Two new studies have looked into the formation of rocky planets like Earth and Mars and discovered that the chemical composition of planets is dictated by the hellish conditions of their evolution.
According to the research, as planets grow through the accretion of material from a planetary nebula, they collide with a significant fraction of large bodies. These collisions generate heat, which leads to a molten planet with magma oceans and an atmosphere of vaporized rocks. As long as the planet is smaller than Mars this atmosphere will escape into space.
Both studies are published in Nature. The first one focus on the theoretical side of planetary formation. To study what the primordial Solar System was made of, planetary scientists use chondrite meteorites, meteorites made of stony non-metallic materials like rocky planets.
However, the way these meteorites are structured is very different to planets, where chemicals tend to be distinct, so it was not clear how the planets attain such a different structure. The process might be due to the violent process of how they form, or if there were differences in the primordial nebula. The study points the finger at the former, suggesting 40 percent of Earth’s mass might have been lost due to this mechanism.
“Our work changes our views on how planets attain their physical and chemical characteristics," Dr Remco Hin, lead author of the first study from the University of Bristol, said in a statement. “While it was previously known that building planets is a violent process and that the compositions of planets such as Earth are distinct, it was not clear that these features were linked.”
“We now show that vapour loss during the high-energy collisions of planetary accretion has a profound effect on a planet's composition.”
The findings are linked to the amount of magnesium found in planets and asteroids.
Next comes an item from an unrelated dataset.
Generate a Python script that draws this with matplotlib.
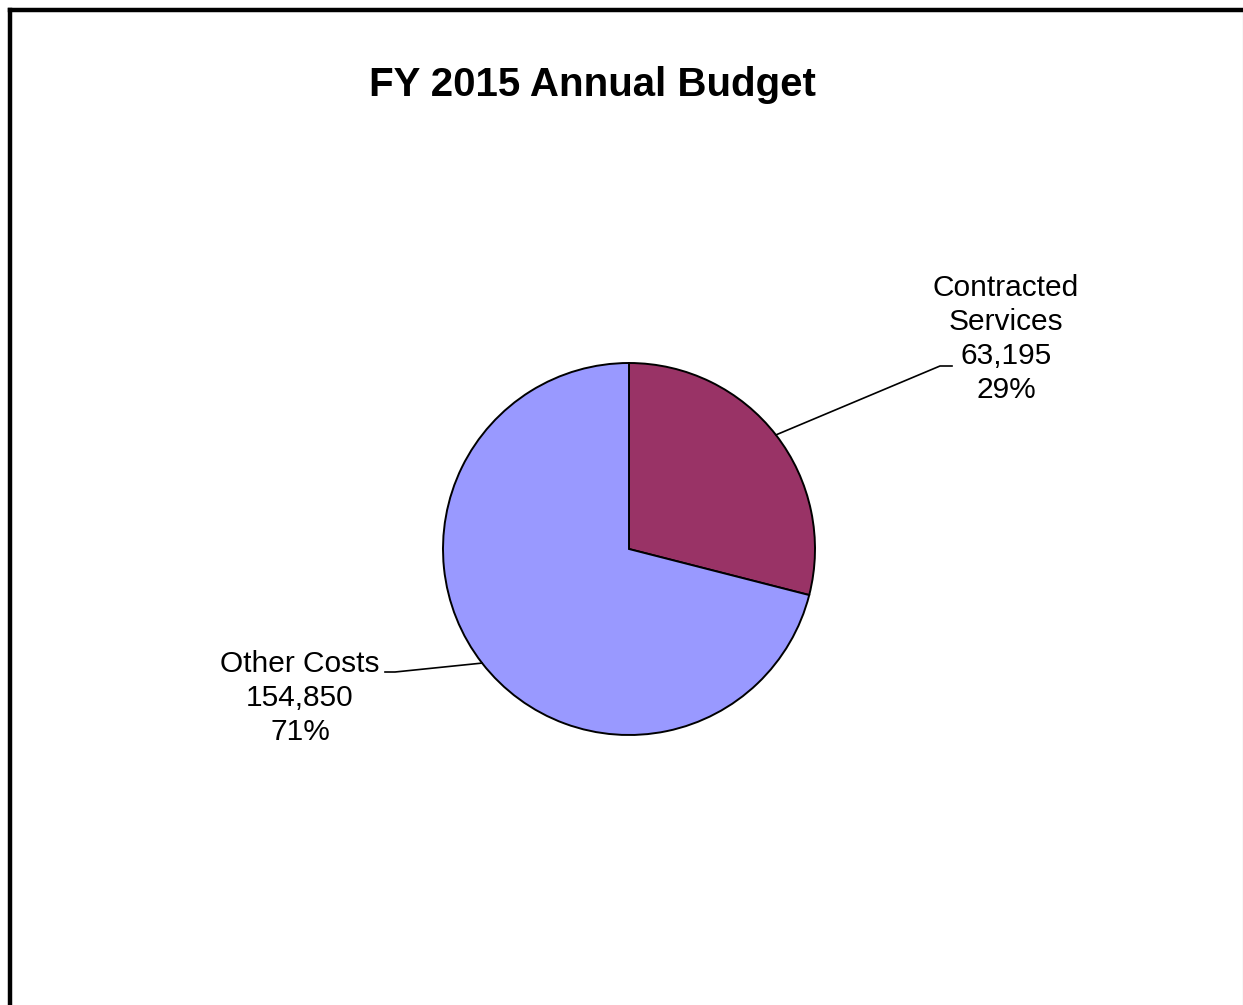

Earth, Mars, and asteroid Vesta have different magnesium isotopes ratios, suggesting that the value was shaped by the differences in collision history.
The second study, also published in Nature, comes from the University of Oxford and provides experimental backing to the first study's hypothesis. The researchers melted rock and looked at which elements would become volatile. They proposed impacts, especially the gigantic one that created the Moon, as the cause for Earth’s chemical composition.